The Corporate Debt Restructuring Empowered Group of the Reserve Bank of India, at its meeting held recently, approved the debt recast proposal submitted by IVRCL.

The restructured package covers ₹7,350 crore. About 20 banks led by State Bank of India were involved in the restructure process, R Balarami Reddy, Chief Financial Officer, IVRCL, told BusinessLine .

Under CDR, banks typically increase the repayment period of loans to stressed borrowers, offer a moratorium and reduce lending rates.

The board of directors of the Hyderabad-based construction and infrastructure company, in its meeting held on Monday, passed necessary resolutions for the implementation of the corporate debt restructuring scheme.
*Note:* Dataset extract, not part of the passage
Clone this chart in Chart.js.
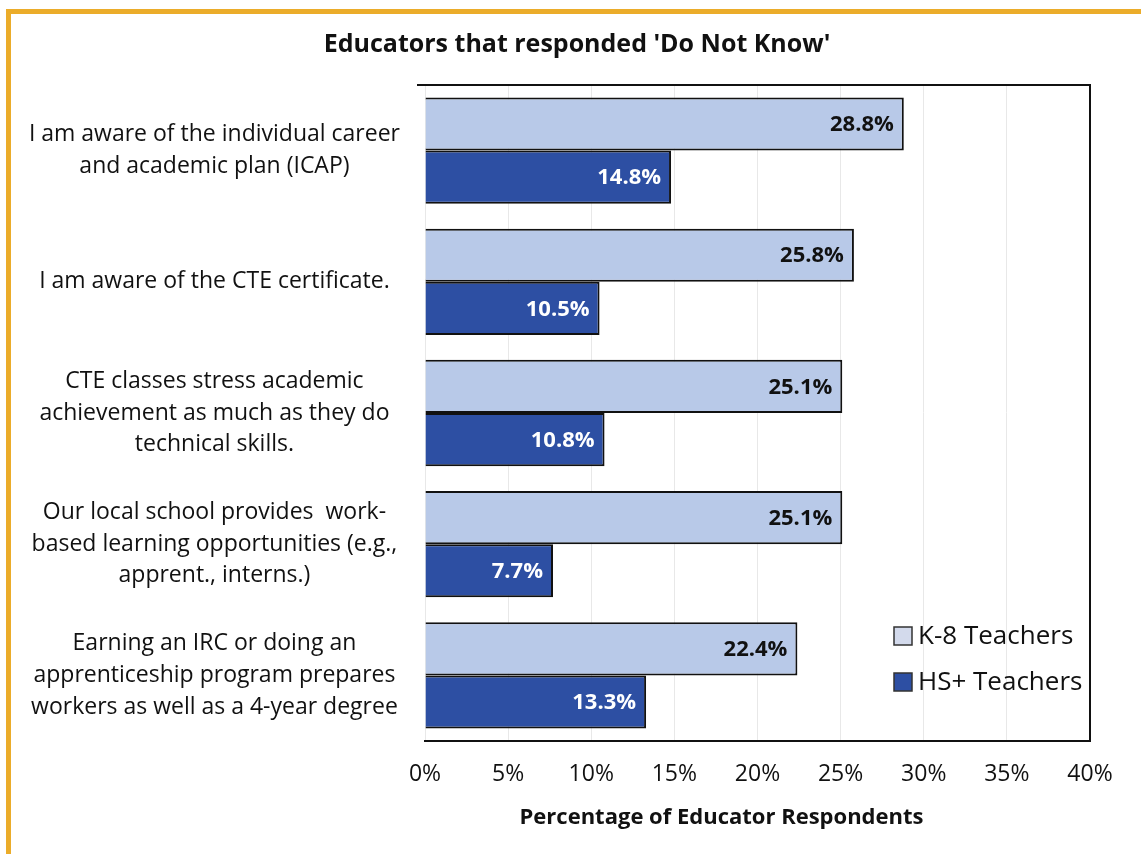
<!DOCTYPE html>
<html>
<head>
<meta charset="utf-8">
<script src="https://cdn.jsdelivr.net/npm/chart.js@4.4.1/dist/chart.umd.min.js"></script>
<style>
  body { margin: 0; background: #fff; }
  #frame {
    position: absolute; left: 6px; top: 9px; width: 1200px; height: 900px;
    border-left: 5px solid #ebac2a; border-top: 5px solid #ebac2a;
  }
  #chart { position: absolute; left: 0; top: 0; }
</style>
</head>
<body>
<div id="frame"></div>
<canvas id="chart" width="1141" height="854"></canvas>
<script>
// data
const categories = [
  ["I am aware of the individual career", "and academic plan (ICAP)"],
  ["I am aware of the CTE certificate."],
  ["CTE classes stress academic", "achievement as much as they do", "technical skills."],
  ["Our local school provides  work-", "based learning opportunities (e.g.,", "apprent., interns.)"],
  ["Earning an IRC or doing an", "apprenticeship program prepares", "workers as well as a 4-year degree"]
];
const k8Values = [28.8, 25.8, 25.1, 25.1, 22.4];
const hsValues = [14.8, 10.5, 10.8, 7.7, 13.3];
const seriesNames = ["K-8 Teachers", "HS+ Teachers"];
const xTicks = [0, 5, 10, 15, 20, 25, 30, 35, 40];

const chartTitle = "Educators that responded 'Do Not Know'";
const xTitle = "Percentage of Educator Respondents";

const FONT = "'Open Sans', 'DejaVu Sans', sans-serif";

// value labels inside the bar ends
const barLabels = {
  id: "barLabels",
  afterDatasetsDraw(chart) {
    const ctx = chart.ctx;
    ctx.save();
    ctx.font = "bold 22px " + FONT;
    ctx.textAlign = "right";
    ctx.textBaseline = "middle";
    chart.data.datasets.forEach((ds, i) => {
      const meta = chart.getDatasetMeta(i);
      ctx.fillStyle = i === 0 ? "#111" : "#fff";
      meta.data.forEach((bar, j) => {
        ctx.fillText(ds.data[j].toFixed(1) + "%", bar.x - 10, bar.y + 1);
      });
    });
    ctx.restore();
  }
};

// title, axis title, box lines and legend
const extras = {
  id: "extras",
  afterDraw(chart) {
    const ctx = chart.ctx;
    const a = chart.chartArea;
    ctx.save();
    ctx.strokeStyle = "#111";
    ctx.lineWidth = 2;
    ctx.beginPath();
    ctx.moveTo(a.left - 8, a.top);
    ctx.lineTo(a.right, a.top);
    ctx.lineTo(a.right, a.bottom);
    ctx.stroke();

    ctx.fillStyle = "#111";
    ctx.textAlign = "center";
    ctx.textBaseline = "middle";
    ctx.font = "bold 25px " + FONT;
    ctx.fillText(chartTitle, 577, 45);
    ctx.font = "bold 22px " + FONT;
    ctx.fillText(xTitle, (a.left + a.right) / 2 - 36, 818);

    // legend
    ctx.textAlign = "left";
    ctx.font = "26px " + FONT;
    const lx = a.right - 196;
    chart.data.datasets.forEach((ds, i) => {
      const y = a.bottom - 105 + i * 46;
      ctx.fillStyle = i === 0 ? "#d3daec" : ds.backgroundColor;
      ctx.fillRect(lx, y - 9, 18, 18);
      ctx.lineWidth = 1.5;
      ctx.strokeStyle = "#333";
      ctx.strokeRect(lx, y - 9, 18, 18);
      ctx.fillStyle = "#111";
      ctx.fillText(ds.label, lx + 24, y + 1);
    });
    ctx.restore();
  }
};

new Chart(document.getElementById("chart"), {
  type: "bar",
  data: {
    labels: categories,
    datasets: [
      {
        label: seriesNames[0],
        data: k8Values,
        backgroundColor: "#b8c9e8",
        borderColor: "#111",
        borderWidth: 2,
        borderSkipped: "start"
      },
      {
        label: seriesNames[1],
        data: hsValues,
        backgroundColor: "#2d4fa3",
        borderColor: "#111",
        borderWidth: 2,
        borderSkipped: "start"
      }
    ]
  },
  options: {
    indexAxis: "y",
    responsive: false,
    animation: false,
    categoryPercentage: 0.81,
    barPercentage: 1,
    layout: { padding: { left: 12, right: 51, top: 85, bottom: 15 } },
    plugins: {
      legend: { display: false },
      title: { display: false },
      tooltip: { enabled: false }
    },
    scales: {
      x: {
        min: 0,
        max: 40,
        afterBuildTicks: (scale) => { scale.ticks = xTicks.map(v => ({ value: v })); },
        afterFit: (scale) => { scale.height = 98; },
        grid: { color: "#e8e8e8", lineWidth: 1, drawTicks: false },
        border: { display: true, color: "#111", width: 2 },
        ticks: {
          padding: 20,
          color: "#111",
          font: { family: FONT, size: 23 },
          callback: (v) => v + "%"
        }
      },
      y: {
        afterFit: (scale) => { scale.width = 413; },
        grid: { display: false, drawTicks: false },
        border: { display: false },
        ticks: {
          padding: 25,
          crossAlign: "center",
          color: "#111",
          font: { family: FONT, size: 23, lineHeight: 1.38 }
        }
      }
    }
  },
  plugins: [barLabels, extras]
});
</script>
</body>
</html>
“This is a significant development and comes in as a big relief. This will enable us to take off again by implementing various projects which were stuck due to funding issues. We have a strong order book of ₹20,000 crore and will implement them as per plans,” Reddy said.

Explaining the terms, he said the company will have access to a priority debt of ₹175 crore, additional cash credit of ₹200 crore, ₹1,400 crore non-fund credit and ₹300 crore of letter of credit. All of them will be interest-free from December 1, 2013, and have a moratorium of 28 months on term loans.

The funded interest term loan is to be paid within eight years after the moratorium. It will carry an interest rate of 11.25 per cent. The company’s interest burden had piled up and the cash flows were impacted due to slowdown in project execution. IVRCL was, therefore, forced to knock at the CDR cell.

IVRCL had divested its stakes in three road projects in Tamil Nadu to a Tata group company Tata Realty and Infrastructure Ltd, and is in negotiations to divest stake in a couple of other projects, including a Chennai desalination plant and road projects.

IVRCL shares closed at ₹26.5, marginally down on the BSE on Tuesday.